Dir. Ian FitzGibbon. Ire. 2008. 88 mins
A bumbling, shaggy dog comedy descends into dark farce with ever-diminishing returns in the low-budget A Film With Me In It. This amiable effort from writer/star Mark Doherty offers some amusing moments but plays like a laboured, post-modern variation on a traditional stage farce. Love it or loathe it, this film carries a slightly self-satisfied air but should appeal to fans of lugubrious comic Dylan Moran, a memorable supporting presence in Shaun of The Dead and Run, Fat Boy, Run. It should enjoy a modest theatrical life in Ireland and offer some slender potential for UK distributor Vertigo.
The initial scenes suggest a foray into Waiting For Godot territory or at least a sub-Withnail &scenario. Unemployed actor Mark (Doherty) forlornly auditions for a bit part in a forthcoming film where the director is played by Neil Jordan. Mark’s lack of success proves endlessly exasperating to girlfriend Sally (Amy Huberman) but he is sustained by the support of best friend Pierce (Dylan Moran), a gambler, alcoholic and aspiring filmmaker writing a script in which Mark might appear.
Both men are eternally waiting for their big break and all three characters share a dilapidated death trap of a house. In fact, it is the terrible state of their accommodation that nudges the film in a different direction with a trio of accidental deaths caused by a falling chandelier, a wobbly stool and a variety of DIY implements.
Rather than regaling the police with a tall tale of these incredible coincidences, the hapless duo try to devise a plausible scenario that will dispose of the bodies, leave them in the clear and provide the basis of a viable screenplay for their long-cherished film.
Carrying familiar echoes of everything from the plays of Joe Orton to The Ladykillers and Arsenic And Old Lace, A Film With Me In It is never quite outrageous or sharp-witted enough to carry the audience along. The pacing is unvaried and after the first hour even the relatively brief running time starts to drag as the bodies pile up and any hint of believability evaporates.

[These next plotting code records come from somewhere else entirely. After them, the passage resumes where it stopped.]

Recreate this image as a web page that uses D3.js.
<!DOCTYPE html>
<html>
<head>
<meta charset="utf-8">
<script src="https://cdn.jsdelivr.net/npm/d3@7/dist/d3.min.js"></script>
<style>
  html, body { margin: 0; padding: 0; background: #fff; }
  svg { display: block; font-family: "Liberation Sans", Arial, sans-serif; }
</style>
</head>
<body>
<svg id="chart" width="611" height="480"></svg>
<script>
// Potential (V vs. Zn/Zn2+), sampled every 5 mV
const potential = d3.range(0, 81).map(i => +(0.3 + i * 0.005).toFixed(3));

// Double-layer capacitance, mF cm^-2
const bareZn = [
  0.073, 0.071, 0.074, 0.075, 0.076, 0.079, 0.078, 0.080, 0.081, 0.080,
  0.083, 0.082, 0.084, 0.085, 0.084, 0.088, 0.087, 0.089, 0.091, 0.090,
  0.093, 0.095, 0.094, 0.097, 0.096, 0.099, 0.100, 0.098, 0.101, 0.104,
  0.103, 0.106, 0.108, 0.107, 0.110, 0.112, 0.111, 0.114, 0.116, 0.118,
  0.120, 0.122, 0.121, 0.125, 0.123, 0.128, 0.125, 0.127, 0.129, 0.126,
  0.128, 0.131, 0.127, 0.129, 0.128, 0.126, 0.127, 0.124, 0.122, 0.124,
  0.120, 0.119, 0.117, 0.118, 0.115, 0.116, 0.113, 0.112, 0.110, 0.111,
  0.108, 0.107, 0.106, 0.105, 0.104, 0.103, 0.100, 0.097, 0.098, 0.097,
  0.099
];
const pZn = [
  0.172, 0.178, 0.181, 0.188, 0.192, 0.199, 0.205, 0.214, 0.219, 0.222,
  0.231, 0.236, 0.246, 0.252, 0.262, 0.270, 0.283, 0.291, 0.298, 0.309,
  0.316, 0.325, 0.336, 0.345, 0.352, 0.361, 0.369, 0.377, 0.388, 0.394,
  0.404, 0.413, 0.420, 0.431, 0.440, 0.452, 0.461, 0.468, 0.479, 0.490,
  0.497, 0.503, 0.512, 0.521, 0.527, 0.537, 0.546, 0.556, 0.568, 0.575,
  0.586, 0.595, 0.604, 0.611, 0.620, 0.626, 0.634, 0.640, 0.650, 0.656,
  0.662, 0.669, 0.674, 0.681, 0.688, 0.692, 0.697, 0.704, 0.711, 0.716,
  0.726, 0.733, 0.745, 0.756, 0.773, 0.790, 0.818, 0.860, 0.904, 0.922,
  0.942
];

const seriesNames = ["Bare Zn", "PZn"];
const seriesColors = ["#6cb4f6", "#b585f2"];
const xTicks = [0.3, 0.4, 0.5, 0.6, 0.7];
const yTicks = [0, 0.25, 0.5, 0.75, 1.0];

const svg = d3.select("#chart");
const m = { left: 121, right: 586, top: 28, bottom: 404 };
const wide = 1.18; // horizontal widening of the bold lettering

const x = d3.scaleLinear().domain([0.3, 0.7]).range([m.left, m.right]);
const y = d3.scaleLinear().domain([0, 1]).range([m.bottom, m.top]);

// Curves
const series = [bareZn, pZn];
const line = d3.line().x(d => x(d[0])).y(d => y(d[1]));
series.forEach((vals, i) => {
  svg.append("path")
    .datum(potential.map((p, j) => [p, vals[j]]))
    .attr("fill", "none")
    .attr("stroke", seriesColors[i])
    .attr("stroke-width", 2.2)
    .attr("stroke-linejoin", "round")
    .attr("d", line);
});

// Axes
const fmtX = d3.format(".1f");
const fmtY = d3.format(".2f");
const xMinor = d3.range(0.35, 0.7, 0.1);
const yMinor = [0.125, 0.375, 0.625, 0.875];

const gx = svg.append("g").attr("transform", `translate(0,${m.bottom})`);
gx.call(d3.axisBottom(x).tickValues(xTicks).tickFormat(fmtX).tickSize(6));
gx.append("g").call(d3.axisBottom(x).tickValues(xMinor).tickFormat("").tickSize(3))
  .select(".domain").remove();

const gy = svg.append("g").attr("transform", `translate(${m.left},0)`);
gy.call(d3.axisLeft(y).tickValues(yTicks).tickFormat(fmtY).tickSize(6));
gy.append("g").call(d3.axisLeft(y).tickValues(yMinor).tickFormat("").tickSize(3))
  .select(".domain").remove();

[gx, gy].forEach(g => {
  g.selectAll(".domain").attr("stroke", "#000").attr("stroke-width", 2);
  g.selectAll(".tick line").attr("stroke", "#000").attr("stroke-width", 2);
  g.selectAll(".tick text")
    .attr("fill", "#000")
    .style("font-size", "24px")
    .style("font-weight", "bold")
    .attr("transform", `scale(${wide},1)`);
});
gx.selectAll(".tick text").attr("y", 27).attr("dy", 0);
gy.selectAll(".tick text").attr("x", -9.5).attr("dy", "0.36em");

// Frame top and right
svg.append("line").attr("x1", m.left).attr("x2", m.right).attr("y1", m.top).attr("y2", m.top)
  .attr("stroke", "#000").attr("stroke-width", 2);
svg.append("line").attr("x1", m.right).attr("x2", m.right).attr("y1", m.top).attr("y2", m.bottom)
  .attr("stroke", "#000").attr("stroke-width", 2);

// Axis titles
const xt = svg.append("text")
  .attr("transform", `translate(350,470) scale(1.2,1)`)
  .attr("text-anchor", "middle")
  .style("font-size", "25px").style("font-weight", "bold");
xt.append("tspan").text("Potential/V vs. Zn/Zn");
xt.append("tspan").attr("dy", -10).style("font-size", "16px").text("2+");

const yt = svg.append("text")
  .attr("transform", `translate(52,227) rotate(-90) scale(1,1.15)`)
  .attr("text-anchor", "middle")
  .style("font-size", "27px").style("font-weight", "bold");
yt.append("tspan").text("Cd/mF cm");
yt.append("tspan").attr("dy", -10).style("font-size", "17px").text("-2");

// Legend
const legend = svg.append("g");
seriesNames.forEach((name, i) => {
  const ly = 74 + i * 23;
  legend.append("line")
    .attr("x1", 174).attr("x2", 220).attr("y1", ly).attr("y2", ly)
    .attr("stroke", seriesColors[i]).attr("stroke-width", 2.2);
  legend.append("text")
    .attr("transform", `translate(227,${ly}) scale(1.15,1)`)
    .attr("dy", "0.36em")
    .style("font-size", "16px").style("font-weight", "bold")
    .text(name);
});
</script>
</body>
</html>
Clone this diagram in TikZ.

Dylan Moran’s dry, shambling persona is well suited to the role of chancer Pierce and there is a good chemistry with Mark Doherty whose lean, lantern face and deadpan expression make him a Stan Laurel innocent trapped in these nightmare events. Kevin Allen makes the most of his brief screen time as short-tempered landlord Jack and whilst cameo appearances from Irish film luminaries Jordan, Jonathan Rhys Meyers and Hugh O’Conor do raise a smile they also contribute to the self-indulgent tone.
Digital photography is functional but a claustrophobic house of loose shelves, flickering lightbulbs, broken locks and unhinged windows creates an atmospheric location for the mayhem that follows and underlines how easily the whole thing might work on stage.